To be done: Leaving out the pictures, retype the lines from the beginning of the listing through the line containing "Chart.register(...registerables);".

Available data:
-- Begin --
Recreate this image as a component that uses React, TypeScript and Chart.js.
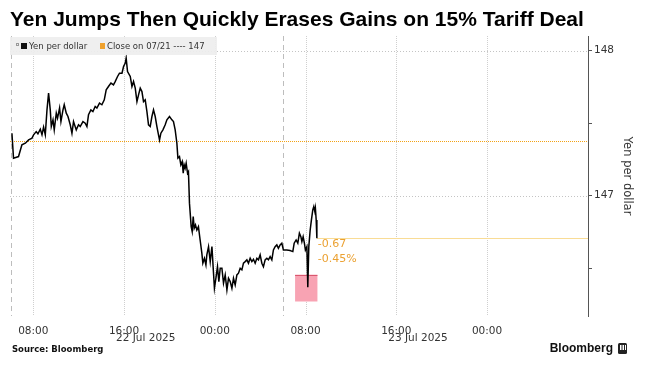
import React, { useEffect, useRef } from "react";
import { Chart, registerables } from "chart.js";

Chart.register(...registerables);

// Hours counted from 00:00 on 22 Jul 2025
const hours = [
  6.12, 6.26, 6.7, 7.0, 7.3, 7.59, 7.89, 8.03, 8.26, 8.41, 8.62, 8.77, 8.91, 9.06, 9.21, 9.35,
  9.5, 9.59, 9.74, 9.85, 10.03, 10.14, 10.32, 10.44, 10.62, 10.73, 10.91, 11.06, 11.26, 11.41,
  11.55, 11.79, 11.99, 12.14, 12.38, 12.58, 12.73, 12.87, 13.08, 13.26, 13.46, 13.61, 13.84,
  14.05, 14.26, 14.43, 14.63, 14.85, 15.07, 15.22, 15.43, 15.6, 15.82, 15.96, 16.11, 16.19,
  16.31, 16.55, 16.7, 16.84, 16.99, 17.14, 17.28, 17.43, 17.58, 17.72, 17.87, 18.02, 18.16,
  18.31, 18.46, 18.6, 18.75, 18.9, 19.04, 19.13, 19.25, 19.43, 19.63, 19.78, 20.01, 20.22,
  20.36, 20.51, 20.66, 20.75, 20.89, 21.01, 21.13, 21.22, 21.3, 21.39, 21.48, 21.6, 21.68,
  21.77, 21.92, 22.01, 22.1, 22.19, 22.3, 22.42, 22.56, 22.71, 22.86, 22.95, 23.09, 23.22,
  23.3, 23.45, 23.6, 23.75, 23.89, 23.97, 24.12, 24.24, 24.36, 24.48, 24.63, 24.77, 24.92,
  25.07, 25.21, 25.36, 25.51, 25.65, 25.8, 25.95, 26.09, 26.24, 26.39, 26.53, 26.68, 26.83,
  26.97, 27.12, 27.27, 27.41, 27.56, 27.71, 27.85, 28.0, 28.15, 28.29, 28.44, 28.59, 28.73,
  28.88, 29.03, 29.17, 29.32, 29.47, 29.61, 29.76, 29.91, 30.05, 30.35, 30.64, 30.88, 31.0,
  31.17, 31.32, 31.46, 31.59, 31.68, 31.79, 31.9, 31.99, 32.12, 32.2, 32.29, 32.41, 32.52,
  32.64, 32.73, 32.82, 32.87, 32.94, 33.0,
];
const yenPerDollar = [
  147.43, 147.258, 147.269, 147.35, 147.361, 147.384, 147.396, 147.419, 147.441, 147.426,
  147.458, 147.419, 147.472, 147.419, 147.591, 147.706, 147.591, 147.476, 147.522, 147.453,
  147.568, 147.534, 147.603, 147.51, 147.591, 147.626, 147.568, 147.545, 147.488, 147.43,
  147.51, 147.453, 147.488, 147.476, 147.51, 147.499, 147.476, 147.557, 147.591, 147.579,
  147.614, 147.603, 147.637, 147.626, 147.66, 147.729, 147.752, 147.775, 147.763, 147.786,
  147.821, 147.844, 147.844, 147.89, 147.913, 147.948, 147.855, 147.821, 147.752, 147.786,
  147.741, 147.648, 147.694, 147.741, 147.717, 147.648, 147.66, 147.579, 147.488, 147.476,
  147.545, 147.591, 147.545, 147.476, 147.419, 147.384, 147.43, 147.453, 147.488, 147.522,
  147.545, 147.522, 147.51, 147.453, 147.361, 147.258, 147.269, 147.212, 147.234, 147.154,
  147.212, 147.189, 147.223, 147.154, 147.165, 146.948, 146.786, 146.752, 146.855, 146.775,
  146.798, 146.763, 146.786, 146.694, 146.603, 146.534, 146.568, 146.522, 146.591, 146.648,
  146.545, 146.648, 146.465, 146.361, 146.441, 146.51, 146.407, 146.499, 146.499, 146.396,
  146.453, 146.35, 146.43, 146.407, 146.361, 146.43, 146.384, 146.453, 146.465, 146.499,
  146.488, 146.534, 146.545, 146.557, 146.534, 146.568, 146.545, 146.561, 146.534, 146.568,
  146.557, 146.591, 146.534, 146.51, 146.557, 146.568, 146.557, 146.579, 146.557, 146.625,
  146.648, 146.66, 146.637, 146.66, 146.672, 146.625, 146.625, 146.621, 146.614, 146.672,
  146.694, 146.672, 146.741, 146.717, 146.683, 146.717, 146.672, 146.625, 146.648, 146.368,
  146.648, 146.763, 146.832, 146.901, 146.924, 146.89, 146.913, 146.832, 146.706,
];

const closePrevious = 147.377;
const lastValue = 146.706;
const changeTexts = ["-0.67", "-0.45%"];

const xTickHours = [8, 16, 24, 32, 40, 48];
const xTickLabels = ["08:00", "16:00", "00:00", "08:00", "16:00", "00:00"];
const dateHours = [16, 40];
const dateLabels = ["22 Jul 2025", "23 Jul 2025"];
const sessionHours = [6, 30];

const yTicks = [146.5, 147, 147.5, 148];
const yGridValues = [147, 148];

const boxHours = [31.08, 33.05];
const boxValues = [146.27, 146.455];

const titleText = "Yen Jumps Then Quickly Erases Gains on 15% Tariff Deal";
const legendSeries = "Yen per dollar";
const legendClose = "Close on 07/21 ---- 147";
const axisTitle = "Yen per dollar";
const sourceText = "Source: Bloomberg";
const brandText = "Bloomberg";

const SANS = "'DejaVu Sans', sans-serif";

const decorPlugin = {
  id: "decor",
  beforeDatasetsDraw(chart: any) {
    const { ctx, chartArea: a, scales } = chart;
    const x = scales.x;
    const y = scales.y;
    ctx.save();
    ctx.lineWidth = 1;
    // vertical grid at time ticks
    ctx.strokeStyle = "#cfcfcf";
    ctx.setLineDash([1, 1]);
    xTickHours.forEach((h) => {
      const px = Math.round(x.getPixelForValue(h)) + 0.5;
      ctx.beginPath();
      ctx.moveTo(px, a.top);
      ctx.lineTo(px, a.bottom);
      ctx.stroke();
    });
    // horizontal grid
    ctx.setLineDash([1, 2]);
    ctx.strokeStyle = "#c4c4c4";
    yGridValues.forEach((v) => {
      const py = Math.round(y.getPixelForValue(v)) + 0.5;
      ctx.beginPath();
      ctx.moveTo(a.left, py);
      ctx.lineTo(a.right, py);
      ctx.stroke();
    });
    // session dashed lines
    ctx.setLineDash([5, 4]);
    ctx.strokeStyle = "#bdbdbd";
    sessionHours.forEach((h) => {
      const px = Math.round(x.getPixelForValue(h)) + 0.5;
      ctx.beginPath();
      ctx.moveTo(px, a.top);
      ctx.lineTo(px, a.bottom);
      ctx.stroke();
    });
    ctx.setLineDash([]);
    // previous close line (dotted, drawn as single-pixel dots)
    const cy = Math.round(y.getPixelForValue(closePrevious));
    ctx.fillStyle = "#f3a215";
    for (let px = Math.round(a.left); px < a.right; px += 2) {
      ctx.fillRect(px, cy, 1, 1);
    }
    // last value line
    ctx.fillStyle = "#f9dc95";
    const ly = Math.round(y.getPixelForValue(lastValue));
    const lx = Math.round(x.getPixelForValue(hours[hours.length - 1]));
    ctx.fillRect(lx, ly, a.right - lx, 1);
    // pink box
    const bx0 = x.getPixelForValue(boxHours[0]);
    const bx1 = x.getPixelForValue(boxHours[1]);
    const by0 = y.getPixelForValue(boxValues[1]);
    const by1 = y.getPixelForValue(boxValues[0]);
    ctx.fillStyle = "#f8a3b3";
    ctx.fillRect(bx0, by0, bx1 - bx0, by1 - by0);
    ctx.strokeStyle = "#d9576f";
    ctx.beginPath();
    ctx.moveTo(bx0, Math.round(by0) + 0.5);
    ctx.lineTo(bx1, Math.round(by0) + 0.5);
    ctx.stroke();
    ctx.restore();
  },
  afterDatasetsDraw(chart: any) {
    const { ctx, chartArea: a, scales } = chart;
    const x = scales.x;
    const y = scales.y;
    ctx.save();
    // change annotation
    ctx.fillStyle = "#eba132";
    ctx.font = `11px ${SANS}`;
    ctx.textBaseline = "middle";
    ctx.textAlign = "left";
    const tx = x.getPixelForValue(hours[hours.length - 1]) + 1;
    const ty = y.getPixelForValue(lastValue);
    ctx.fillText(changeTexts[0], tx, ty + 6);
    ctx.fillText(changeTexts[1], tx, ty + 21);

    // legend box
    ctx.fillStyle = "rgba(238,238,238,0.92)";
    ctx.fillRect(a.left, 37, 207, 18);
    ctx.strokeStyle = "#999";
    ctx.lineWidth = 1;
    ctx.strokeRect(16.5, 43.5, 2, 2);
    ctx.fillStyle = "#111";
    ctx.fillRect(21, 43, 6, 6);
    ctx.fillStyle = "#333";
    ctx.font = `8.5px ${SANS}`;
    ctx.fillText(legendSeries, 29, 46.5);
    ctx.fillStyle = "#f0a22e";
    ctx.fillRect(100, 43, 5, 6);
    ctx.fillStyle = "#333";
    ctx.fillText(legendClose, 107, 46.5);
    ctx.restore();
  },
  afterDraw(chart: any) {
    const { ctx, scales, chartArea: a } = chart;
    const x = scales.x;
    ctx.save();
    // title
    ctx.fillStyle = "#000";
    ctx.font = `bold 21px 'Liberation Sans', Arial, sans-serif`;
    ctx.textBaseline = "middle";
    ctx.textAlign = "left";
    ctx.fillText(titleText, 10, 20);
    // date labels
    ctx.fillStyle = "#333";
    ctx.font = `10.5px ${SANS}`;
    dateHours.forEach((h, i) => {
      ctx.fillText(dateLabels[i], x.getPixelForValue(h) - 8, 338);
    });
    // axis title
    ctx.save();
    ctx.translate(627, (a.top + a.bottom) / 2);
    ctx.rotate(Math.PI / 2);
    ctx.textAlign = "center";
    ctx.font = `11.5px ${SANS}`;
    ctx.fillText(axisTitle, 0, 0);
    ctx.restore();
    // footer
    ctx.fillStyle = "#111";
    ctx.font = `bold 8.5px ${SANS}`;
    ctx.fillText(sourceText, 12, 350);
    ctx.font = `bold 12px 'Liberation Sans', Arial, sans-serif`;
    ctx.textAlign = "right";
    ctx.fillText(brandText, 613, 349);
    ctx.fillStyle = "#222";
    ctx.beginPath();
    ctx.roundRect(618, 343, 9, 11, 1.5);
    ctx.fill();
    ctx.fillStyle = "#fff";
    ctx.fillRect(620, 345, 1.5, 5);
    ctx.fillRect(622.5, 345, 1.5, 5);
    ctx.fillRect(625, 345, 1, 5);
    ctx.restore();
  },
};

export default function App() {
  const ref = useRef<HTMLCanvasElement | null>(null);
  useEffect(() => {
    document.body.style.margin = "0";
    const canvas = ref.current;
    if (!canvas) return;
    const chart = new Chart(canvas, {
      type: "line",
      data: {
        datasets: [
          {
            label: legendSeries,
            data: hours.map((h, i) => ({ x: h, y: yenPerDollar[i] })),
            borderColor: "#000",
            borderWidth: 1.5,
            pointRadius: 0,
            tension: 0,
          },
        ],
      },
      options: {
        animation: false,
        responsive: false,
        devicePixelRatio: 1,
        layout: { padding: { left: 10, top: 36, right: 0, bottom: 0 } },
        plugins: { legend: { display: false }, tooltip: { enabled: false }, title: { display: false } },
        scales: {
          x: {
            type: "linear",
            min: 5.95,
            max: 56.9,
            afterBuildTicks: (s: any) => {
              s.ticks = xTickHours.map((v) => ({ value: v }));
            },
            afterFit: (s: any) => {
              s.height = 54;
            },
            grid: { display: false },
            border: { display: false },
            ticks: {
              autoSkip: false,
              maxRotation: 0,
              padding: 1,
              color: "#333",
              font: { family: SANS, size: 10.5 },
              callback: (v: any) => {
                const i = xTickHours.indexOf(Number(v));
                return i >= 0 ? xTickLabels[i] : "";
              },
            },
          },
          y: {
            position: "right",
            min: 146.17,
            max: 148.1,
            afterBuildTicks: (s: any) => {
              s.ticks = yTicks.map((v) => ({ value: v }));
            },
            afterFit: (s: any) => {
              s.width = 57;
            },
            grid: { display: true, drawOnChartArea: false, drawTicks: true, tickLength: 4, color: "#555" },
            border: { display: true, color: "#555" },
            ticks: {
              padding: 2,
              color: "#333",
              font: { family: SANS, size: 10.5 },
              callback: (v: any) => (Number.isInteger(Number(v)) ? String(v) : ""),
            },
          },
        },
      },
      plugins: [decorPlugin],
    });
    return () => chart.destroy();
  }, []);
  return <canvas ref={ref} width={645} height={370} style={{ display: "block" }} />;
}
-- End --
Complete output:
Recreate this image as a component that uses React, TypeScript and Chart.js.
import React, { useEffect, useRef } from "react";
import { Chart, registerables } from "chart.js";

Chart.register(...registerables);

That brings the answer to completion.